Obwohl der DSEND aus hartem, strapazierfähigem Material besteht, fällt er im Vergleich zu einem Hardsuit leicht und flexibel aus. Der Taucher kann sich besser bewegen und über dem Meeresgrund schwimmen oder gehen. Zudem lässt sich der an die Größe des Tauchers anpassbare DSEND-Anzug leichter an- und ablegen. Das spart Zeit bei der Einsatzvor- und Nachbereitung. Weiterhin verfügt das DSEND-System über Gelenke, Greifer und Handbefestigungen aus neuartigen stabilen und leichten Materialien, die stabil und leicht sind und die natürlichen Bewegungen der menschlichen Gelenke widerspiegeln. Hierdurch verringert sich die Ermüdung des Tauchers. Ein weiterer Vorteil, gegenüber dem derzeit beispielsweise bei der U.S. Navy genutzten ADS-Panzertauchanzug ist, dass der Einsatz keine relativ großen Wasserfahrzeuge erfordert.
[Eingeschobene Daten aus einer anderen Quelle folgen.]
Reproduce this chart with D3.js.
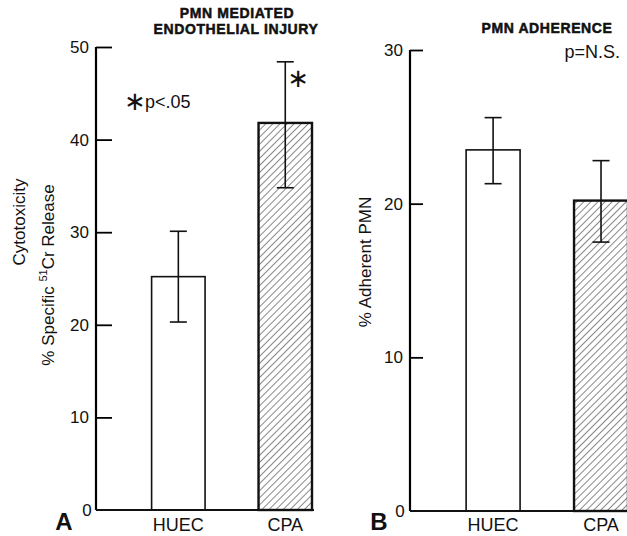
<!DOCTYPE html>
<html>
<head>
<meta charset="utf-8">
<script src="https://cdn.jsdelivr.net/npm/d3@7"></script>
<style>
  body { margin: 0; background: #fff; }
  svg { display: block; font-family: "Liberation Sans", Arial, sans-serif; }
</style>
</head>
<body>
<div id="chart"></div>
<script>
// values
const groups = ['HUEC', 'CPA'];
const injuryMean = [25.2, 41.8];
const injuryLow = [20.3, 34.8];
const injuryHigh = [30.1, 48.4];
const adhMean = [23.5, 20.2];
const adhLow = [21.3, 17.5];
const adhHigh = [25.6, 22.8];
const injuryTicks = [0, 10, 20, 30, 40, 50];
const adhTicks = [0, 10, 20, 30];

const W = 627, H = 536;
const svg = d3.select('#chart').append('svg')
    .attr('width', W)
    .attr('height', H);

// diagonal hatch for the CPA bars
svg.append('defs').append('pattern')
    .attr('id', 'hatch')
    .attr('patternUnits', 'userSpaceOnUse')
    .attr('width', 5)
    .attr('height', 5)
    .attr('patternTransform', 'rotate(45)')
    .append('line')
    .attr('x1', 0).attr('y1', 0)
    .attr('x2', 0).attr('y2', 5)
    .attr('stroke', '#111')
    .attr('stroke-width', 1);

function panel({xRange, yRange, yMax, ticks, tickLen, mean, low, high, letter, letterX, zeroX}) {
    const x = d3.scaleBand()
        .domain(groups)
        .range(xRange)
        .paddingInner(0.5)
        .paddingOuter(0.26)
        .align(1);

    const y = d3.scaleLinear()
        .domain([0, yMax])
        .range(yRange);

    const g = svg.append('g');

    // y axis, ticks pointing inward
    const yAxis = g.append('g')
        .attr('transform', `translate(${xRange[0]},0)`)
        .call(d3.axisLeft(y).tickValues(ticks.filter(t => t > 0)).tickSize(-tickLen).tickSizeOuter(0).tickPadding(7));
    yAxis.select('.domain').attr('stroke-width', 2.2).attr('d', `M0,${yRange[0]}V${yRange[1]}`);
    yAxis.selectAll('.tick line').attr('stroke-width', 1.8);
    yAxis.selectAll('.tick text')
        .attr('font-size', 17)
        .attr('font-family', '"Liberation Sans", Arial, sans-serif')
        .attr('fill', '#111');

    g.append('text')
        .attr('x', zeroX)
        .attr('y', y(0) + 6)
        .attr('text-anchor', 'middle')
        .attr('font-size', 17)
        .attr('fill', '#111')
        .text('0');

    // bars
    g.selectAll('.bar')
        .data(groups)
        .enter()
        .append('rect')
        .attr('x', d => x(d))
        .attr('y', (d, i) => y(mean[i]))
        .attr('width', x.bandwidth())
        .attr('height', (d, i) => y(0) - y(mean[i]))
        .attr('fill', (d, i) => i === 1 ? 'url(#hatch)' : '#fff')
        .attr('stroke', '#111')
        .attr('stroke-width', (d, i) => i === 1 ? 2.4 : 1.6);

    // baseline
    g.append('line')
        .attr('x1', xRange[0]).attr('x2', xRange[1] + 2)
        .attr('y1', y(0)).attr('y2', y(0))
        .attr('stroke', '#111')
        .attr('stroke-width', 2.2);

    // error bars
    const cx = d => x(d) + x.bandwidth() / 2;
    const eb = g.selectAll('.err')
        .data(groups)
        .enter()
        .append('g')
        .attr('stroke', '#111')
        .attr('stroke-width', 1.6);
    eb.append('line')
        .attr('x1', cx).attr('x2', cx)
        .attr('y1', (d, i) => y(low[i]))
        .attr('y2', (d, i) => y(high[i]));
    eb.append('line')
        .attr('x1', d => cx(d) - 8.5).attr('x2', d => cx(d) + 8.5)
        .attr('y1', (d, i) => y(high[i]))
        .attr('y2', (d, i) => y(high[i]));
    eb.append('line')
        .attr('x1', d => cx(d) - 8.5).attr('x2', d => cx(d) + 8.5)
        .attr('y1', (d, i) => y(low[i]))
        .attr('y2', (d, i) => y(low[i]));

    // category labels
    g.selectAll('.cat')
        .data(groups)
        .enter()
        .append('text')
        .attr('x', d => cx(d))
        .attr('y', 531)
        .attr('text-anchor', 'middle')
        .attr('font-size', 18)
        .attr('fill', '#111')
        .text(d => d);

    g.append('text')
        .attr('x', letterX)
        .attr('y', 530)
        .attr('text-anchor', 'middle')
        .attr('font-size', 24)
        .attr('font-weight', 'bold')
        .attr('fill', '#111')
        .text(letter);

    return {x, y};
}

const A = panel({
    xRange: [96, 312], yRange: [510, 47], yMax: 50, ticks: injuryTicks, tickLen: 16,
    mean: injuryMean, low: injuryLow, high: injuryHigh, letter: 'A', letterX: 64, zeroX: 87
});
const B = panel({
    xRange: [410, 628], yRange: [511, 50], yMax: 30, ticks: adhTicks, tickLen: 13,
    mean: adhMean, low: adhLow, high: adhHigh, letter: 'B', letterX: 379, zeroX: 400
});

// titles
const title = (txt, x, y) => svg.append('text')
    .attr('x', x).attr('y', y)
    .attr('text-anchor', 'middle')
    .attr('font-size', 14)
    .attr('font-weight', 'bold')
    .attr('letter-spacing', 0.6)
    .attr('stroke', '#111')
    .attr('stroke-width', 0.5)
    .attr('fill', '#111')
    .text(txt);
title('PMN MEDIATED', 237, 18);
title('ENDOTHELIAL INJURY', 236, 34);
title('PMN ADHERENCE', 547, 33);

// y axis titles for panel A
svg.append('text')
    .attr('transform', 'translate(25,222) rotate(-90)')
    .attr('text-anchor', 'middle')
    .attr('font-size', 17)
    .attr('fill', '#111')
    .text('Cytotoxicity');
const yl = svg.append('text')
    .attr('transform', 'translate(54,275) rotate(-90)')
    .attr('text-anchor', 'middle')
    .attr('font-size', 17)
    .attr('fill', '#111');
yl.append('tspan').text('% Specific ');
yl.append('tspan').attr('font-size', 11).attr('dy', -7).text('51');
yl.append('tspan').attr('dy', 7).text('Cr Release');

// y axis title for panel B
svg.append('text')
    .attr('transform', 'translate(371,262) rotate(-90)')
    .attr('text-anchor', 'middle')
    .attr('font-size', 17)
    .attr('fill', '#111')
    .text('% Adherent PMN');

// significance notes
svg.append('text')
    .attr('x', 135).attr('y', 110)
    .attr('text-anchor', 'middle')
    .attr('font-family', '"DejaVu Sans", sans-serif')
    .attr('font-size', 26)
    .attr('fill', '#111')
    .text('∗');
svg.append('text')
    .attr('x', 145).attr('y', 108)
    .attr('font-size', 18)
    .attr('fill', '#111')
    .text('p<.05');
svg.append('text')
    .attr('x', A.x('CPA') + A.x.bandwidth() / 2 + 13).attr('y', 87)
    .attr('text-anchor', 'middle')
    .attr('font-family', '"DejaVu Sans", sans-serif')
    .attr('font-size', 26)
    .attr('fill', '#111')
    .text('∗');
svg.append('text')
    .attr('x', 620).attr('y', 58)
    .attr('text-anchor', 'end')
    .attr('font-size', 18)
    .attr('fill', '#111')
    .text('p=N.S.');
</script>
</body>
</html>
An die Tauchtiefen der Panzertauchanzüge kommt der schwimmbewegungsfähige atmosphärischen Tauchanzug aber nicht heran. Derzeit ist das DSEND-System darauf ausgelegt, einem Druck von bis zu 300 feet of seawater (fsw) standhalten zu können – das entspricht etwa 91,3 Meter Meerwasser (meter sea water) oder 9,13 bar. Weitere Entwicklungen könnten den Einsatz in größeren Tiefen ermöglichen.

Demonstration erfolgreich

Anfang Februar 2023 fand eine Unterwasser-Demonstrationsphase in Maryland und Florida statt – dieses Mal noch in Tauchbecken. Dabei absolvierten die DSEND-Taucher der U.S. Navy verschiedene Übungen, etwa das Bergen einer Schaufensterpuppe aus einem Flugzeugrumpf. Ebenso wurden Wrackteile für die Bergung vorbereitet und die Taucher bewegten sich durch Röhrensysteme, um Erkundungen in gesunkenen Schiffen zu demonstrieren. Gemeinsam mit dem DSEND-Anzug wurde auch ein Divers Augmented Vision Display (DAVD)-System erprobt.

Innerhalb des nächsten Jahres soll das DSEND-System weiterentwickelt und auf See in realistischen Einsatzumgebungen getestet werden.